Molecular Pathogenesis of CoronavirusDavid Brian
D.V.M., Michigan State University
Ph.D., Michigan State University
Faculty Web Page
Coronavirus infections cause costly respiratory and gastroenteric diseases in livestock and fowl, and chronic, disabling diseases in humans.
Efforts to control coronavirus infections have been frustrated by an incomplete understanding of how coronaviruses replicate, the ability of coronaviruses to rapidly mutate into new pathogenic variants, and animals’ generally weak immune response to coronavirus vaccination.
The primary research focus in Dr. Brian’s laboratory concerns the molecular events that occur during coronavirus replication, particularly the cis- and trans-acting factors involved in the regulation of RNA regulation and gene transcription.
Cis-acting RNA elements required for the replication of a virus with an RNA genome are unique for any given virus family, and function by interacting with viral and cellular proteins in specific ways. These specific protein-genome interactions are potential sites of engineered drug design.
Dr. Brian continues to be at the forefront of the international scientific community’s effort to understand severe acute respiratory syndrome, or SARS, a member of the coronavirus family. The SARS coronavirus is in many respects closely related to the bovine coronavirus.

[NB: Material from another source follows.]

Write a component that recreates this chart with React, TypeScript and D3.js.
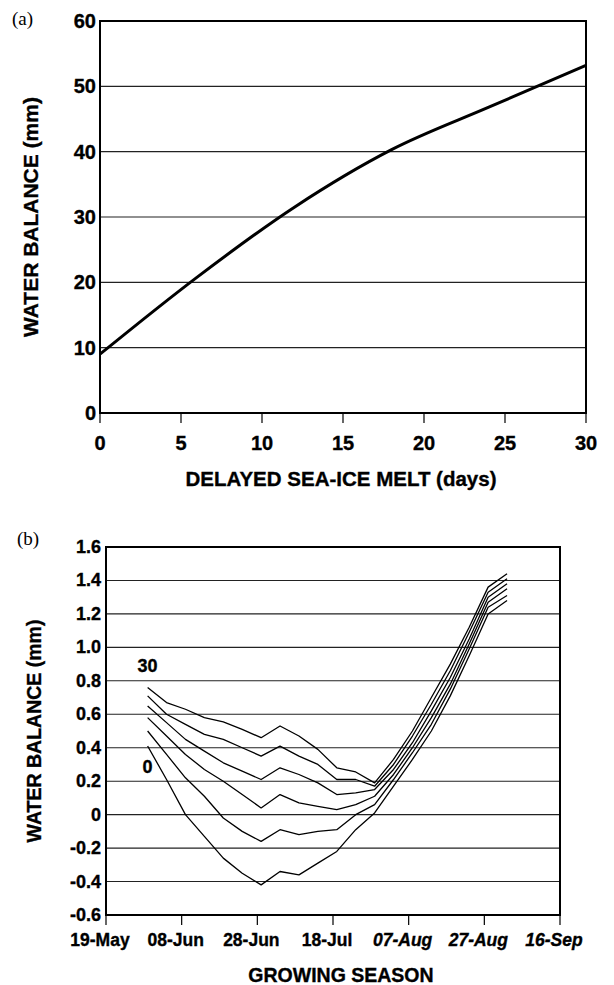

Dr. Brian’s group has been studying the cis-acting elements of RNA replication of the SARS virus in the context of bovine coronavirus molecules. They have recently identified three cis-acting replication elements of the bovine coronavirus, and are currently working to identify the specific proteins that interact with these elements, and to characterize the interactions.
Dr. Brian’s laboratory has received national and international recognition for discoveries of a fundamental nature regarding the molecular biology of viruses. Dr. Brian continues to make significant progress toward understanding how specific genetic elements in the coronavirus function to regulate the production of viral proteins and progeny.
Results from Dr. Brian’s studies could significantly impact the design of new therapeutic drugs.